Imagine um mundo em que todos conseguem se colocar no lugar do outro, sabem lidar com frustrações, sentimentos e diferenças, além de terem autoconfiança e persistência. Todas essas qualidades fazem parte de uma cesta de habilidades conhecidas como competências socioemocionais. Oferecer às crianças uma educação para que elas consigam aprender, conviver e trabalhar em um mundo cada vez mais complexo é um dos maiores desafios da atualidade. Exercícios, provas, decorebas e repetições podem até resultar em notas maiores, mas não vão preparar o aluno plenamente e desenvolver as habilidades que seu filho precisa para enfrentar o mundo nos próximos anos.
A inteligência emocional é a capacidade de reconhecer diferentes sentimentos, aprender a lidar com as próprias emoções, como frustrações, medos, perdas e contrariedades, além de compreender as emoções do outro.

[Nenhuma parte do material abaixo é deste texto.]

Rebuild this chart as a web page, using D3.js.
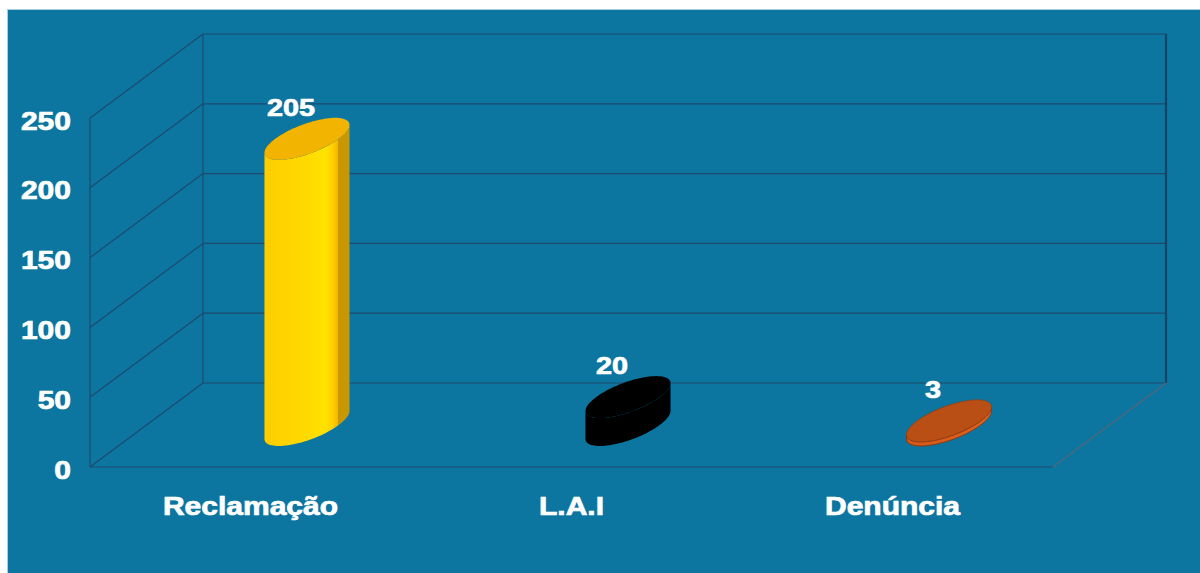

Seus pilares são a autoconsciência, o autocontrole, a consciência social, as habilidades de construir relações e a tomada de decisões responsáveis. Parece simples, mas não é uma tarefa fácil e, apesar de algumas pessoas terem essa habilidade desde pequenas, a maioria de nós precisa aprender ao longo da vida a lidar com as emoções diárias. “Antigamente, a inteligência emocional era considerada uma habilidade inata. Hoje, é comprovado que podemos desenvolvê-la, como se fosse um idioma ou uma fórmula matemática. Ela deve ser aprendida e ensinada”, explica Camila Cury, psicóloga e especialista na Teoria da Inteligência Multifocal, filha de Augusto Cury e mãe de Alice e Augusto
“A criança nasce egoísta, ela não vai querer dividir, é algo instintivo e genético. Por isso, precisa ser ensinada a fazer carinho e não bater e morder, por exemplo. Como ela não tem noção do outro e espera que o mundo gire em torno dela, cabe aos pais ensinar que na sociedade precisa existir um equilíbrio. Há pessoas que não têm inteligência emocional e mesmo assim dão tudo para o outro. Vai além de ter apenas empatia, precisa criar um equilíbrio”, defende Camila.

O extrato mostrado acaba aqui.